The U.S. dislikes India's "model" investment treaty that excludes taxation from its purview and warrants that aggrieved investors must exhaust domestic legal remedies before seeking international arbitration. The Modi government's emphasis on protectionist local sourcing norms for major industries such as solar energy and electronics nag American companies.
For its part, New Delhi is unhappy that the U.S. administration's tightening of immigration rules is hurting having India's IT companies.
Miffed by the hikes in U.S. steel and aluminum duties, New Delhi has been threatening to impose punitive duties on 29 U.S. products unless the Trump's administration exempts India from its duty hikes.
Though, India has postponed action for now hopes for a mutually-acceptable deal appear distant, especially as Washington has separate gripes with New Delhi over its cozy commercial ties hit by U.S. economic sanctions -- Russia and Iran.

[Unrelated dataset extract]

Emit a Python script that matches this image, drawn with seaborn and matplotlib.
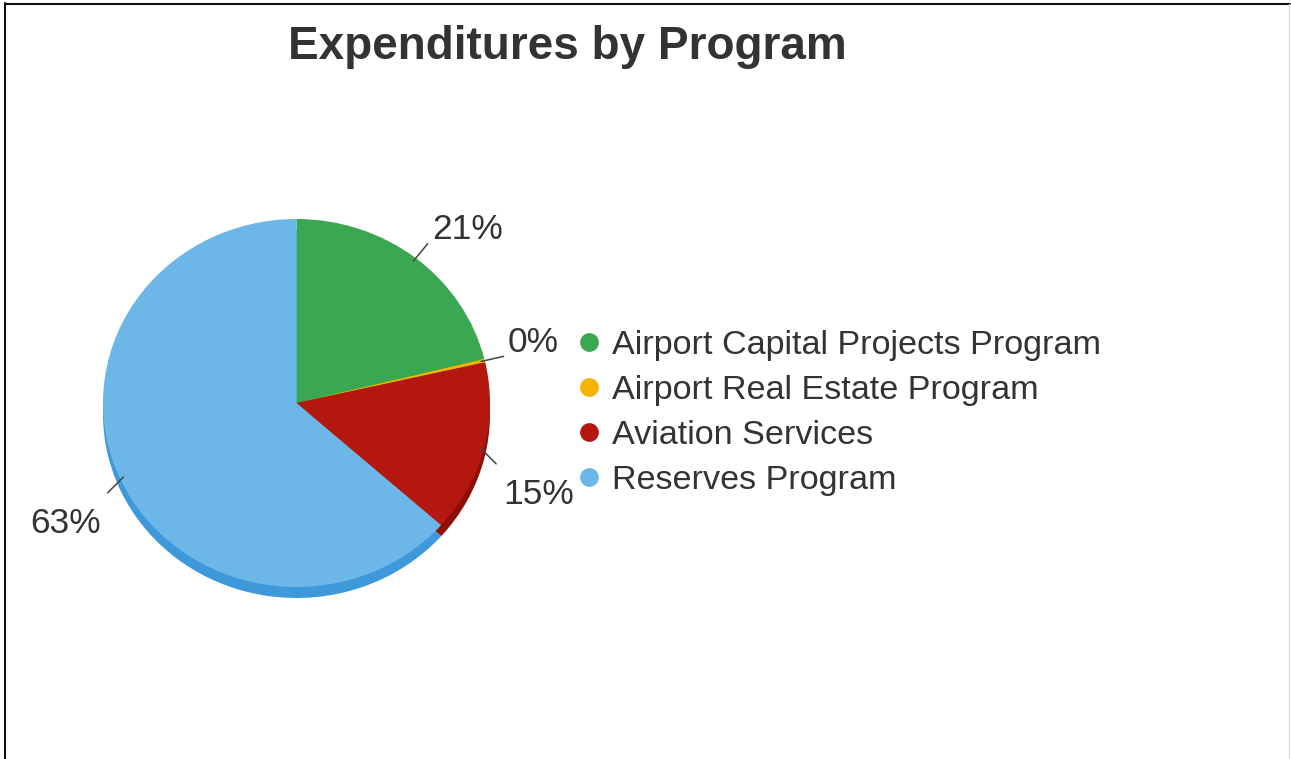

With both Trump and Modi acting as strongman leaders who like to play to their galleries, the bilateral disputes are likely to worsen rather than ease. One possible conciliatory action -- Indian airlines ordering a mass of Boeing planes to boost U.S. imports -- now faces a new problem with the crash of the two Boeing 737 MAX8 aircraft.

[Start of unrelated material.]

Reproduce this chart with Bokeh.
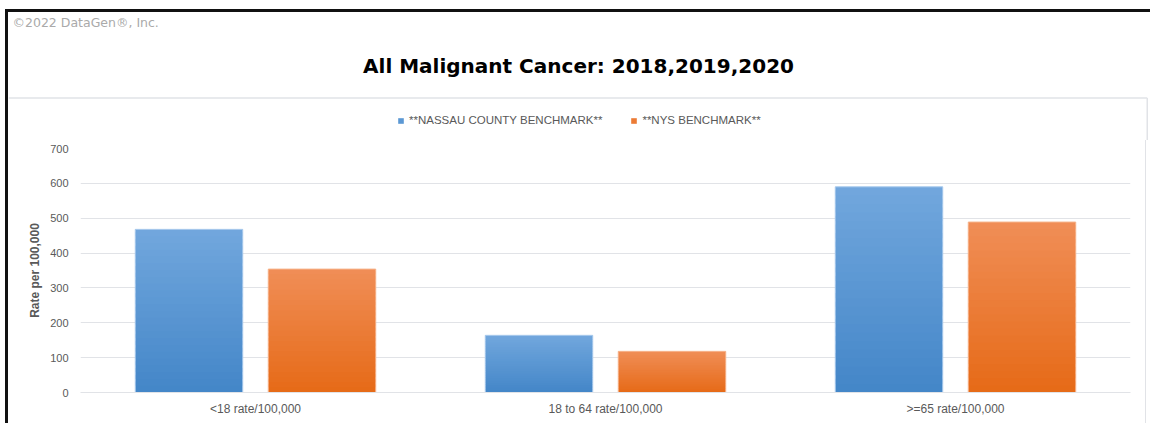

As the economically weaker party, India has to walk a tightrope. While it should not give in on ever-greening as its intellectual property rights regime is fully compliant with WTO's TRIPS, New Delhi could be a bit flexible on market-distorting price caps on medical devices.
It must resist domestic lobby pressure on e-commerce regulations and keep the playing field open for all kinds of retailers -- online or offline. Nor should New Delhi be too rigid about data localization, as this could drive unnecessary wedges between India and other countries in a key future-oriented industry.
Modi has his political position to maintain. But he needs to acknowledge that, especially in tech, market-liberalizing moves are not just a matter of placating Trump but of serving the interests of Indian consumers and economic efficiency.
Ritesh Kumar Singh is chief economist of Indonomics Consulting and a former assistant director of the Finance Commission of India.